The recordings on the so-called black box were being downloaded and analyzed in Washington, DC, Jennifer Rodi, a senior air safety investigator with the NTSB, told reporters during a news conference. The recorder is expected to provide details of conversations between the crew and air traffic control, as well as conversations between the crew members.
“What we know at this point, the communication seemed to be completely normal,” NTSB Vice Chair Bruce Landsberg said. “We are not aware of any additional communications between the crew and air traffic control.”
Investigators are also interested in what was said between the pilot and copilot in the minutes before the Beechcraft Super King Air 350 aircraft crashed and killed them and the eight passengers aboard.
Five of the 10 victims have been identified and next of kin notified, according to the Dallas County medical examiner’s office. They have been identified as Brian Mark Ellard, 53; Stephen Lee Thelen, 58; Matthew Palmer, 27; Alice Maritato, 15, and Dylan Maritato, 13.
The plane did not have a data recorder, Landsberg said.
The plane was scheduled to fly from Addison — about 15 miles north of Dallas — to St. Petersburg, Florida, according to investigators.
Video taken from the airport’s cameras show the plane “had gotten airborne, then veered to the left of the runway and then rolled to the left,” Landsberg said. “It was in the process of rolling left when it impacted with the hangar.”

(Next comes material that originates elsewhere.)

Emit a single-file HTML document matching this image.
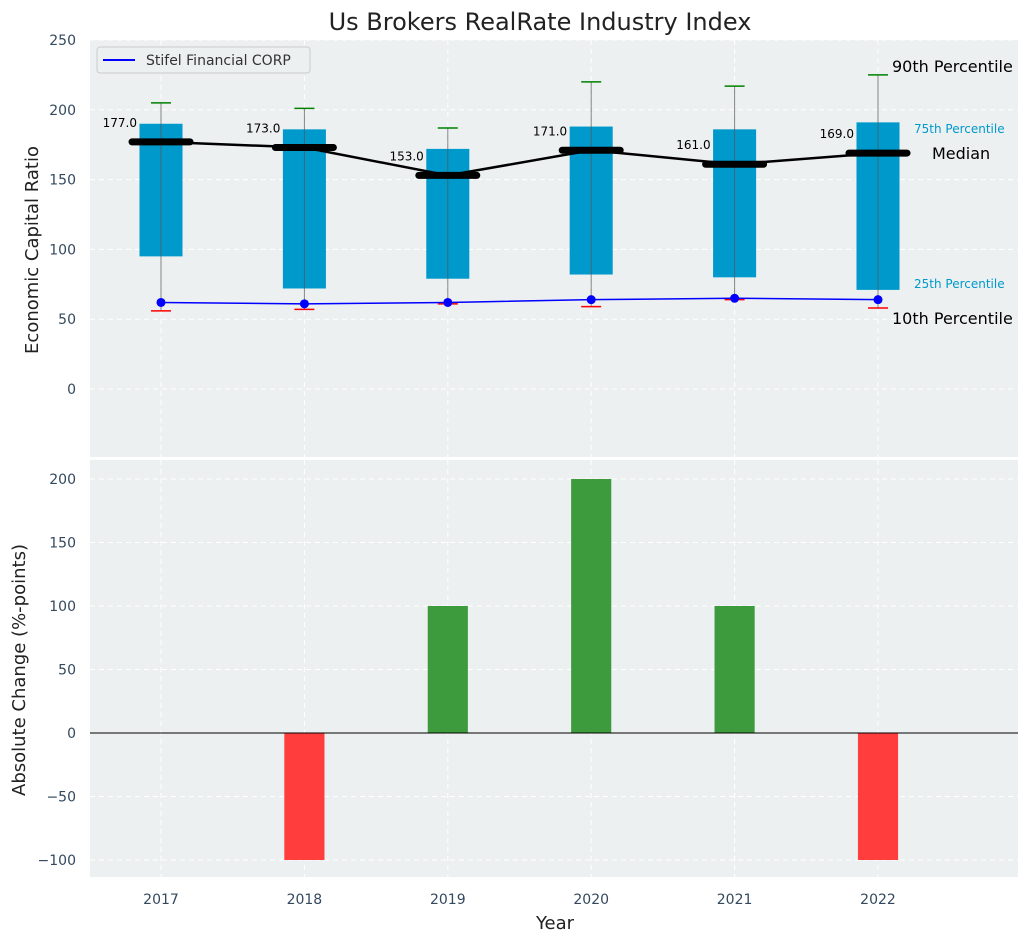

The plane crashed through the hangar and burst into flames, according to witnesses.
A drone used by the NTSB to view the crash site showed that the debris field is contained, meaning that the major pieces of the aircraft are in one location, Rodi said.
No cause for the crash is known, but a preliminary report is expected in two weeks, Landsberg said.
Investigators will review the airplane’s maintenance records, as well as the records of the flight crew and their training, knowledge and experience with the aircraft, she said. The plane recently changed hands, and investigators will also talk with the previous owners.
Investigators will be “looking into the man, the machine and environment,” Rodi said earlier Monday of the scope of the NTSB investigation.